Huh? What does that have to do with you?
Well, if you're not among the lucky ones on my roster, not much, because you're not packing like we are right now for a dream trip wandering among tulips and ruins!
Yeah, I'm a shit. But c'mon, it's five days and counting till lift-off. How can I not be jumping up and down?
Thus spake Wikipedia:
The tulip, or lale (from Persian لاله, lâleh) as it is also called in Turkey, is a flower indigenous to Turkey, Iran, Afghanistan and other parts of Central Asia.
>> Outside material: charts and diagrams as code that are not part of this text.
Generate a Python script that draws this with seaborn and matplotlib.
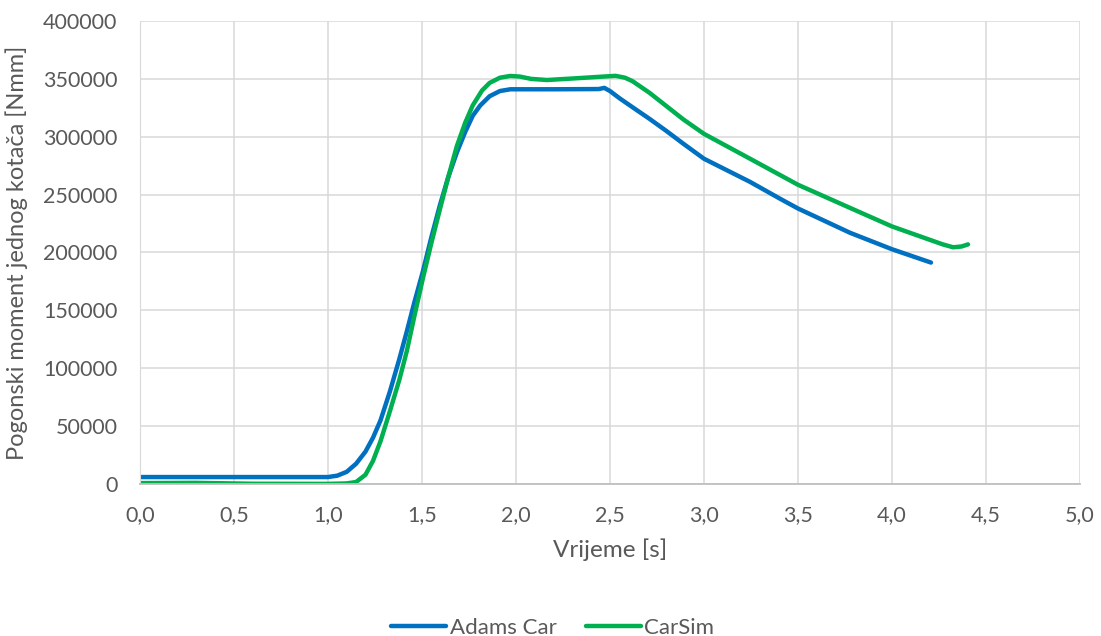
import numpy as np
import matplotlib.pyplot as plt
import seaborn as sns
import pandas as pd
from matplotlib.ticker import FuncFormatter, MultipleLocator

# Adams Car - time [s] and wheel torque [Nmm]
adams_t = [0.0, 0.5, 1.0, 1.05, 1.1, 1.15, 1.2, 1.24, 1.28, 1.33, 1.38, 1.42, 1.46,
           1.505, 1.55, 1.596, 1.64, 1.686, 1.73, 1.77, 1.81, 1.86, 1.915, 1.97,
           2.2, 2.44, 2.47, 2.5, 2.553, 2.62, 2.71, 2.80, 2.89, 3.0, 3.245, 3.404,
           3.5, 3.777, 4.0, 4.207]
adams_m = [6000, 6000, 6000, 7200, 10500, 17500, 28000, 40000, 55000, 80000, 108000,
           132000, 157000, 183500, 213000, 241000, 265000, 286500, 304000, 318000,
           327000, 335000, 339500, 341000, 341000, 341200, 342200, 339500, 333000,
           325500, 315500, 305000, 294000, 281000, 261000, 246500, 238000, 217000,
           202800, 191300]

# CarSim
carsim_t = [0.0, 0.3, 0.6, 1.0, 1.1, 1.15, 1.2, 1.24, 1.28, 1.33, 1.38, 1.42, 1.46,
            1.505, 1.55, 1.596, 1.64, 1.686, 1.73, 1.77, 1.82, 1.86, 1.915, 1.97,
            2.02, 2.08, 2.165, 2.3, 2.447, 2.53, 2.58, 2.62, 2.71, 2.80, 2.89, 3.0,
            3.245, 3.5, 3.777, 4.0, 4.2, 4.27, 4.325, 4.37, 4.404]
carsim_m = [800, 1000, 200, 100, 500, 1700, 8000, 20000, 37000, 63000, 90000, 115000,
            145000, 177500, 208000, 237500, 265000, 292000, 312000, 327000, 340000,
            346500, 351000, 352500, 352000, 350000, 349000, 350300, 351800, 352600,
            351000, 348000, 338000, 326500, 315000, 302500, 281000, 258500, 238500,
            222500, 211000, 207000, 204500, 205200, 207000]

df = pd.concat([
    pd.DataFrame({"t": adams_t, "m": adams_m, "model": "Adams Car"}),
    pd.DataFrame({"t": carsim_t, "m": carsim_m, "model": "CarSim"}),
])

sns.set_style("white")
plt.rcParams['font.family'] = ['Lato', 'DejaVu Sans']
grey = '#595959'

fig = plt.figure(figsize=(11.01, 6.36), dpi=100)
ax = fig.add_axes([0.127, 0.239, 0.854, 0.728])

sns.lineplot(data=df, x="t", y="m", hue="model", sort=False, estimator=None,
             palette={"Adams Car": "#0070C0", "CarSim": "#00B050"},
             linewidth=3.2, ax=ax, legend=False)
for ln in ax.lines:
    ln.set_solid_joinstyle('round')
    ln.set_solid_capstyle('round')

ax.set_xlim(0, 5)
ax.set_ylim(0, 400000)
ax.xaxis.set_major_locator(MultipleLocator(0.5))
ax.yaxis.set_major_locator(MultipleLocator(50000))
ax.xaxis.set_major_formatter(FuncFormatter(lambda v, p: f"{v:.1f}".replace('.', ',')))
ax.yaxis.set_major_formatter(FuncFormatter(lambda v, p: f"{int(v)}"))

ax.grid(True, color='#D9D9D9', linewidth=1.1)
ax.set_axisbelow(True)
for s in ['top', 'right']:
    ax.spines[s].set_visible(False)
ax.spines['left'].set_color('#D9D9D9')
ax.spines['bottom'].set_color('#BFBFBF')
ax.spines['bottom'].set_linewidth(1.3)
ax.tick_params(axis='both', length=0, labelsize=15.5, colors=grey)
ax.tick_params(axis='x', pad=15)
ax.tick_params(axis='y', pad=16)

ax.set_xlabel("Vrijeme [s]", fontsize=17.5, color=grey, labelpad=10)
ax.set_ylabel("Pogonski moment jednog kotača [Nmm]", fontsize=17, color=grey, labelpad=11)

handles = [plt.Line2D([], [], color="#0070C0", lw=3.2),
           plt.Line2D([], [], color="#00B050", lw=3.2)]
fig.legend(handles, ["Adams Car", "CarSim"], loc='lower center',
           bbox_to_anchor=(0.502, -0.034), ncol=2, frameon=False, fontsize=16,
           labelcolor=grey, handlelength=2.5, handletextpad=0.15, columnspacing=1.3)

plt.savefig("out.png", dpi=100)
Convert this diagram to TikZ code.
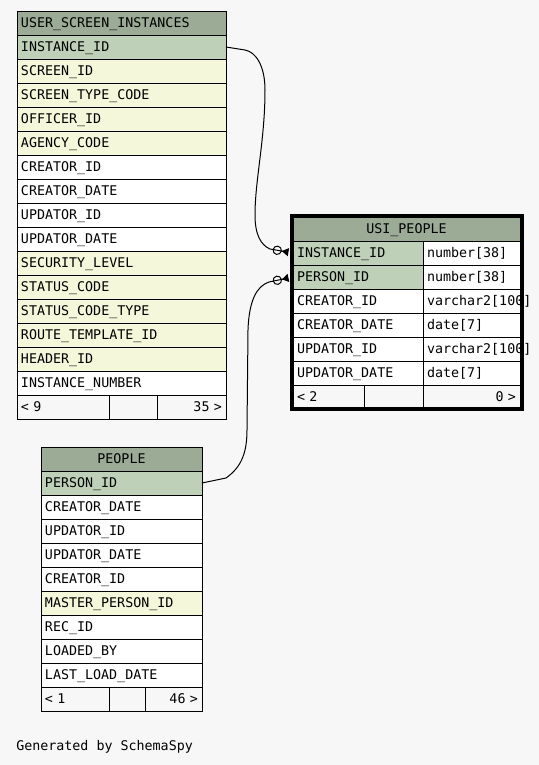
\documentclass[tikz,border=0pt]{standalone}
\usepackage{fontspec}
\setmonofont{DejaVu Sans Mono}
\usepackage{tikz}
\usetikzlibrary{arrows.meta}

\definecolor{bgpaper}{HTML}{F7F7F7}
\definecolor{hdrgreen}{HTML}{9BAB96}
\definecolor{pkgreen}{HTML}{BED1B8}
\definecolor{fkyellow}{HTML}{F4F7DA}

\tikzset{
  cell/.style={draw,line width=0.75pt,rectangle,anchor=north west,outer sep=0pt,
    inner xsep=3pt,inner ysep=0pt,minimum height=18pt,text height=7.3pt,text depth=0pt,
    align=left,font=\ttfamily\fontsize{10pt}{12pt}\selectfont},
  hdr/.style={cell,fill=hdrgreen},
  pkrow/.style={cell,fill=pkgreen},
  fkrow/.style={cell,fill=fkyellow},
  plainrow/.style={cell,fill=white},
  footrow/.style={cell,fill=bgpaper},
  fkline/.style={line width=0.75pt,shorten >=3.5pt,
    -{Circle[open,length=7pt,width=7pt]Triangle[reversed,length=5pt,width=6pt]}},
}

\begin{document}
\begin{tikzpicture}[x=0.75pt,y=-0.75pt]
 \fill[bgpaper] (0,0) rectangle (539,765);
 \useasboundingbox (0,0) rectangle (539,765);

 % USER_SCREEN_INSTANCES
 \node[hdr,text width=150.75pt] (inst-hdr) at (17,11) {USER\_SCREEN\_INSTANCES};
 \node[pkrow,text width=150.75pt] (inst-id) at (17,35) {INSTANCE\_ID};
 \node[fkrow,text width=150.75pt] (inst-screen) at (17,59) {SCREEN\_ID};
 \node[fkrow,text width=150.75pt] (inst-stype) at (17,83) {SCREEN\_TYPE\_CODE};
 \node[fkrow,text width=150.75pt] (inst-officer) at (17,107) {OFFICER\_ID};
 \node[fkrow,text width=150.75pt] (inst-agency) at (17,131) {AGENCY\_CODE};
 \node[plainrow,text width=150.75pt] (inst-cid) at (17,155) {CREATOR\_ID};
 \node[plainrow,text width=150.75pt] (inst-cdate) at (17,179) {CREATOR\_DATE};
 \node[plainrow,text width=150.75pt] (inst-uid) at (17,203) {UPDATOR\_ID};
 \node[plainrow,text width=150.75pt] (inst-udate) at (17,227) {UPDATOR\_DATE};
 \node[fkrow,text width=150.75pt] (inst-sec) at (17,251) {SECURITY\_LEVEL};
 \node[fkrow,text width=150.75pt] (inst-status) at (17,275) {STATUS\_CODE};
 \node[fkrow,text width=150.75pt] (inst-stattype) at (17,299) {STATUS\_CODE\_TYPE};
 \node[fkrow,text width=150.75pt] (inst-route) at (17,323) {ROUTE\_TEMPLATE\_ID};
 \node[fkrow,text width=150.75pt] (inst-header) at (17,347) {HEADER\_ID};
 \node[plainrow,text width=150.75pt] (inst-num) at (17,371) {INSTANCE\_NUMBER};
 \node[footrow,text width=63pt] (inst-fl) at (17,395) {< 9};
 \node[footrow,text width=30pt] (inst-fm) at (109,395) {};
 \node[footrow,text width=45.75pt,align=right] (inst-fr) at (157,395) {35 >};

 % USI_PEOPLE
 \node[hdr,text width=164.25pt,align=center] (usip-hdr) at (293,217) {USI\_PEOPLE};
 \node[pkrow,text width=91.5pt] (usip-iid) at (293,241) {INSTANCE\_ID};
 \node[plainrow,text width=66.75pt] (usip-iid-t) at (423,241) {number[38]};
 \node[pkrow,text width=91.5pt] (usip-pid) at (293,265) {PERSON\_ID};
 \node[plainrow,text width=66.75pt] (usip-pid-t) at (423,265) {number[38]};
 \node[plainrow,text width=91.5pt] (usip-cid) at (293,289) {CREATOR\_ID};
 \node[plainrow,text width=66.75pt] (usip-cid-t) at (423,289) {varchar2[100]};
 \node[plainrow,text width=91.5pt] (usip-cdate) at (293,313) {CREATOR\_DATE};
 \node[plainrow,text width=66.75pt] (usip-cdate-t) at (423,313) {date[7]};
 \node[plainrow,text width=91.5pt] (usip-uid) at (293,337) {UPDATOR\_ID};
 \node[plainrow,text width=66.75pt] (usip-uid-t) at (423,337) {varchar2[100]};
 \node[plainrow,text width=91.5pt] (usip-udate) at (293,361) {UPDATOR\_DATE};
 \node[plainrow,text width=66.75pt] (usip-udate-t) at (423,361) {date[7]};
 \node[footrow,text width=47.25pt] (usip-fl) at (293,385) {< 2};
 \node[footrow,text width=38.25pt] (usip-fm) at (364,385) {};
 \node[footrow,text width=66.75pt,align=right] (usip-fr) at (423,385) {0 >};
 \draw[line width=3pt] (291.7,215.7) rectangle (522,408.7);

 % PEOPLE
 \node[hdr,text width=114.75pt,align=center] (ppl-hdr) at (41,447) {PEOPLE};
 \node[pkrow,text width=114.75pt] (ppl-pid) at (41,471) {PERSON\_ID};
 \node[plainrow,text width=114.75pt] (ppl-cdate) at (41,495) {CREATOR\_DATE};
 \node[plainrow,text width=114.75pt] (ppl-uid) at (41,519) {UPDATOR\_ID};
 \node[plainrow,text width=114.75pt] (ppl-udate) at (41,543) {UPDATOR\_DATE};
 \node[plainrow,text width=114.75pt] (ppl-cid) at (41,567) {CREATOR\_ID};
 \node[fkrow,text width=114.75pt] (ppl-master) at (41,591) {MASTER\_PERSON\_ID};
 \node[plainrow,text width=114.75pt] (ppl-rec) at (41,615) {REC\_ID};
 \node[plainrow,text width=114.75pt] (ppl-loaded) at (41,639) {LOADED\_BY};
 \node[plainrow,text width=114.75pt] (ppl-last) at (41,663) {LAST\_LOAD\_DATE};
 \node[footrow,text width=45pt] (ppl-fl) at (41,687) {< 1};
 \node[footrow,text width=21pt] (ppl-fm) at (109,687) {};
 \node[footrow,text width=36.75pt,align=right] (ppl-fr) at (145,687) {46 >};

 % foreign keys
 \draw[fkline] (inst-id.east) -- (245,50) .. controls (256,52) and (265,66) .. (265,90)
   .. controls (265,140) and (255,180) .. (255,215)
   .. controls (255,235) and (261,245) .. (270,249) -- (usip-iid.west);
 \draw[fkline] (ppl-pid.east) -- (226,478) .. controls (240,468) and (247,455) .. (247,430)
   -- (248,330) .. controls (249,300) and (257,286) .. (269,282) -- (usip-pid.west);

 \node[anchor=base west,inner sep=0pt,font=\ttfamily\fontsize{10pt}{12pt}\selectfont] (credit)
   at (16,750) {Generated by SchemaSpy};
\end{tikzpicture}
\end{document}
It is unclear who first brought the flower to northwest Europe. The most widely accepted story is that of Oghier Ghislain de Busbecq, Ambassador from Ferdinand I to Suleyman the Magnificent of the Ottoman Empire in 1554. He remarks in a letter upon seeing "an abundance of flowers everywhere; Narcissus, hyacinths, and those which in Turkish Lale, much to our astonishment, because it was almost midwinter, a season unfriendly to flowers" (see Busbecq, qtd. in Blunt, 7).
In Persian Literature (classic and modern) special attention has been given to these two flowers, in specific likening the beloved eyes to Narges and a glass of wine to Laleh.
The word tulip, which earlier in English appeared in such forms as tulipa or tulipant, entered the language by way of French tulipe and its obsolete form tulipan or by way of Modern Latin tulīpa, from Ottoman Turkish tülbend, "muslin, gauze". (The English word turban, first recorded in English in the 16th century, can also be traced to Ottoman Turkish tülbend.)